Wednesday, June 5, 2019

An Act of Journalism

Journalism. Remember that?

On June 1 the News Sentinel's Kevin Leininger did his homework and footwork and answered a number of questions about a large, ugly building on West Jefferson.

Mr. Leininger researched the address, interviewed people involved with the situation and published a well-written story. That's how Journalism used to be done. 

How is Journalism done today?

Four days later the kids at the TV stations read Mr. Leininger's story, added some video, and passed the story on to their viewers as if they, the TV kids, had done all the work Mr. Leininger did. 

The least they could do is send Mr. Leininger a thank you note.

Tuesday, May 7, 2019

Media Decides Winner and Losers?

Kudos to WOWO's Pat Miller for a Monday afternoon faux pax, and quick recovery. 

Mr, Miller, WOWO afternoon host and staunch Conservative was interviewing Andy Downs, PFW professor and democrat party activist about Tuesday's Municipal election.

While discussing the Republican candidates in the highly contentious primary race, Mr. Miller remarked that on the Democrat side, incumbent Mayor Tom Henry was unopposed. 

After some texts were sent to WOWO, and running a Gina Burgess for mayor commercial in the next commercial cluster, Mr. Miller quickly mentioned that Ms. Burgess and Tommy Schader were also on the Democrat primary ballot. 

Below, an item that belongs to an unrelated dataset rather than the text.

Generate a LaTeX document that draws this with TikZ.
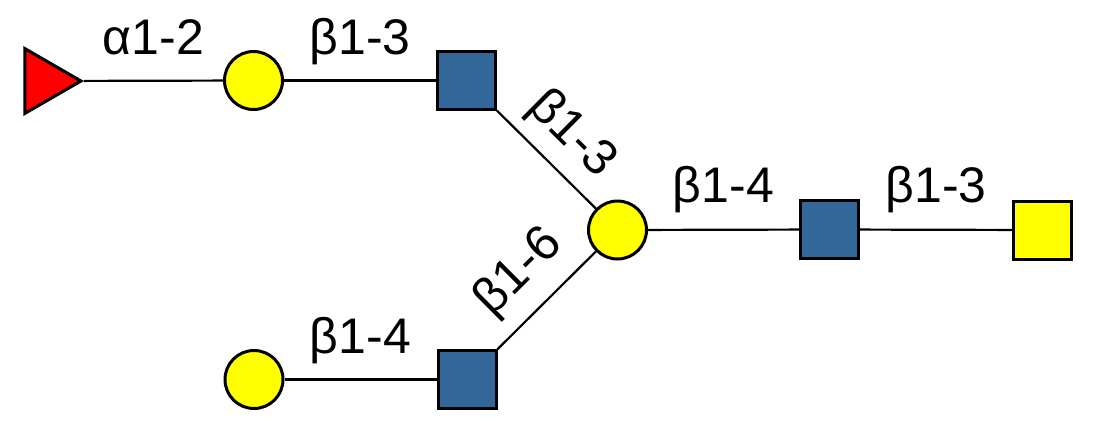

To his credit, Mr. Miller's misstep was minor and was quickly corrected. However, the issue of how the local media generally treats "fringe candidates" continues to show how media is complicit in choosing winners and losers. The cozy relationship between the current political ruling elite and the media elite is easy to see. The Journal Gazette can't seem to decide if Ms. Burgess is a Republican (as stated in print) or a Democrat (as stated in print). Other media feature "mainstream" candidate interviews at more favorable times than those pesky "fringe candidates" because they fear viewers will flee if Tommy Schrader, for example, pops up during a high viewership newscast slot.  

Because media helps determine winners and losers, the Maven ponders the money that could be saved if we just let the news media tell us who our next "rulers" will be.